Components for Designing and Executing Workflows

This K-Blog is a practical handbook for those interested in building scientific workflows with Taverna [1]. It is a guide to designing, building and executing workflows as well as finding and using existing workflows and understanding the processes involved in producing, managing and visualising their results.

Taverna is an open source workflow management system that allows scientists to chain together distributed analysis tools and data sources to enable the automation of complex informatics processes. Taverna was designed for the multitude of distributed bioinformatics resources that are now available, but there is nothing in the code which means it is only for bioinformatics. In recent years, scientists from other disciplines, such as astronomy, chemistry, medical informatics; and many others have also begun to use the workbench to design their experiments.

Taverna is an environment for building and executing workflows, but this is only part of the process of managing workflow experiments. Taverna is part of a much larger suite of software, the myGrid toolkit, which supports the whole in silico experiment life cycle. This includes; designing experiments, sharing and publishing experiments and managing the experimental outcomes. Figure 1 describes the different phases in the in silico experiment life cycle.

Figure 1: The in SilicoExperiment Life Cycle [2]

myGrid components include; the BioCatalogue, for service discovery and service monitoring, the myExperiment workflow repository for publishing and sharing workflows, a provenance management component for recording workflow outcomes, and the Taverna execution engine for running workflows either locally, or remotely via the Taverna server.

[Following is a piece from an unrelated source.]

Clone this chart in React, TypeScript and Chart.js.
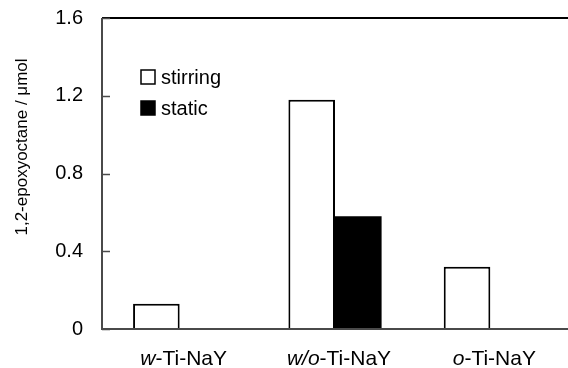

In this book we will explore the use of Taverna and myGrid in the field of bioinformatics, drawing on real-world examples of workflows in the wild. Bioinformatics, and related computational biology fields (e.g. Systems Biology and ‘omics analyses), are Taverna’s largest user communities.

[1] D. Hull, K. Wolstencroft, R. Stevens, C. Goble, M.R. Pocock, P. Li, and T. Oinn, Taverna: a tool for building and running workflows of services. Nucleic Acids Res 34 (2006) W729-32.

[2] R. Stevens, J. Zhao, and C. Goble, Using provenance to manage knowledge of in silico experiments. Brief Bioinform 8 (2007) 183-94.